[Start Input material]

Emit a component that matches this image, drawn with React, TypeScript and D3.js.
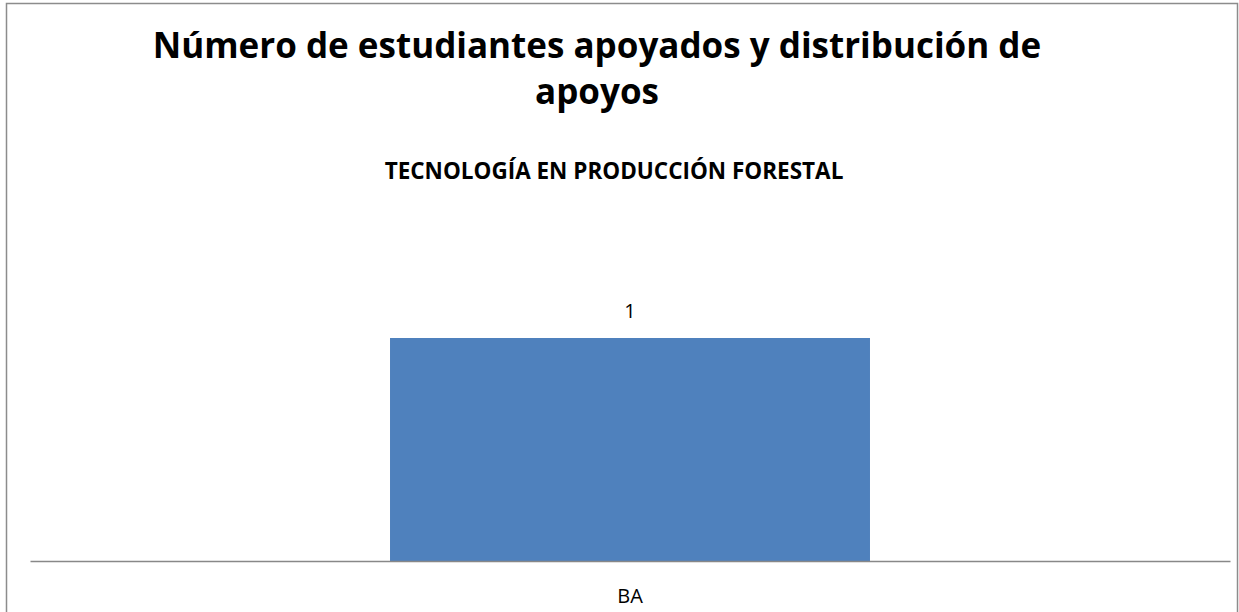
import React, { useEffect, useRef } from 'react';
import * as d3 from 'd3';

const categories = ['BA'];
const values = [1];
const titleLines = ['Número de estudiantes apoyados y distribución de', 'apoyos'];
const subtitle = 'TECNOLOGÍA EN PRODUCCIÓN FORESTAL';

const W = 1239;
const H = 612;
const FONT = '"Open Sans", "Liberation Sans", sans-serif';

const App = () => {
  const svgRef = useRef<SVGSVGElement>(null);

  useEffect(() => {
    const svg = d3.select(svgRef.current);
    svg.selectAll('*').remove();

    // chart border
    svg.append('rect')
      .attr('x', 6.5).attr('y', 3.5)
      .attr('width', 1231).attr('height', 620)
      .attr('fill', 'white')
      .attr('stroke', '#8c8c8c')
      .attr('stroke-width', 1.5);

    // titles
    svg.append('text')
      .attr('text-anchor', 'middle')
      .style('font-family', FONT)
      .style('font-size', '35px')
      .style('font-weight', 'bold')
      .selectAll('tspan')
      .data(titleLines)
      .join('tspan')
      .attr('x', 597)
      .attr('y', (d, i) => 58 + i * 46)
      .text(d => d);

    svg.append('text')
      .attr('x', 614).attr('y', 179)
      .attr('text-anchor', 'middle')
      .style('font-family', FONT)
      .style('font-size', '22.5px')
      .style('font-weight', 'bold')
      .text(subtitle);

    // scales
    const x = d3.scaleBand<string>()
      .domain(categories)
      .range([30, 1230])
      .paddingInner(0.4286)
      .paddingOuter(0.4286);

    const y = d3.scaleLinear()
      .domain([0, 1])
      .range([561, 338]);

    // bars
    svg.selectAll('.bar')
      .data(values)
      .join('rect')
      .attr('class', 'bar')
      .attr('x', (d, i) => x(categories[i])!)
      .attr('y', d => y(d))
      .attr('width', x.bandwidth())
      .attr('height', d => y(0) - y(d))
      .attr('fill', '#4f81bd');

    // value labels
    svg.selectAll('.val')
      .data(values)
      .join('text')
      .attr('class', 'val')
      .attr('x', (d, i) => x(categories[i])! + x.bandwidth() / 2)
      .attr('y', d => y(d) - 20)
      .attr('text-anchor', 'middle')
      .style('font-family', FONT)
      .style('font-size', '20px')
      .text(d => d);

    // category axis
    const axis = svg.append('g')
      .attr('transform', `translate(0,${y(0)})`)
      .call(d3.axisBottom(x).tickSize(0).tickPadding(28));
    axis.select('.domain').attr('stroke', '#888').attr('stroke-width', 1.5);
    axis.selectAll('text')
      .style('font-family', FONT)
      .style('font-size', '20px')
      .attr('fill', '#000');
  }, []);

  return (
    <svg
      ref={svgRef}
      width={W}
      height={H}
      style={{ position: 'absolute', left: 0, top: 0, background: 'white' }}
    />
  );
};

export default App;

[End Input material]
[Start Input material]

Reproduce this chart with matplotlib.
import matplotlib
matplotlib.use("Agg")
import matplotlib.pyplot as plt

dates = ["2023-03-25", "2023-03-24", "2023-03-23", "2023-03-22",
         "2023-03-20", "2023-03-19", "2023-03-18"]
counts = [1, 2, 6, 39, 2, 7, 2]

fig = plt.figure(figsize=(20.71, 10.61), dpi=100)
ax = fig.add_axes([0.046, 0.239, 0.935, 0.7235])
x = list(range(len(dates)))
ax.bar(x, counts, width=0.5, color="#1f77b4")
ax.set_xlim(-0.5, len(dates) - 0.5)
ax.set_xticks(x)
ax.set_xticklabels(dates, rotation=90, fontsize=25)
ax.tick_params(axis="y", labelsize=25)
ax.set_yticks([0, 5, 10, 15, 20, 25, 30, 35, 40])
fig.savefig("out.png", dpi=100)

[End Input material]

### Goal:
Give again, word for word, only the lines starting at the line with "Emit a component" and ending at the line with "svg.selectAll('*').remove();", keeping both end lines; pictures stay out.

### Correct result:
Emit a component that matches this image, drawn with React, TypeScript and D3.js.
import React, { useEffect, useRef } from 'react';
import * as d3 from 'd3';

const categories = ['BA'];
const values = [1];
const titleLines = ['Número de estudiantes apoyados y distribución de', 'apoyos'];
const subtitle = 'TECNOLOGÍA EN PRODUCCIÓN FORESTAL';

const W = 1239;
const H = 612;
const FONT = '"Open Sans", "Liberation Sans", sans-serif';

const App = () => {
  const svgRef = useRef<SVGSVGElement>(null);

  useEffect(() => {
    const svg = d3.select(svgRef.current);
    svg.selectAll('*').remove();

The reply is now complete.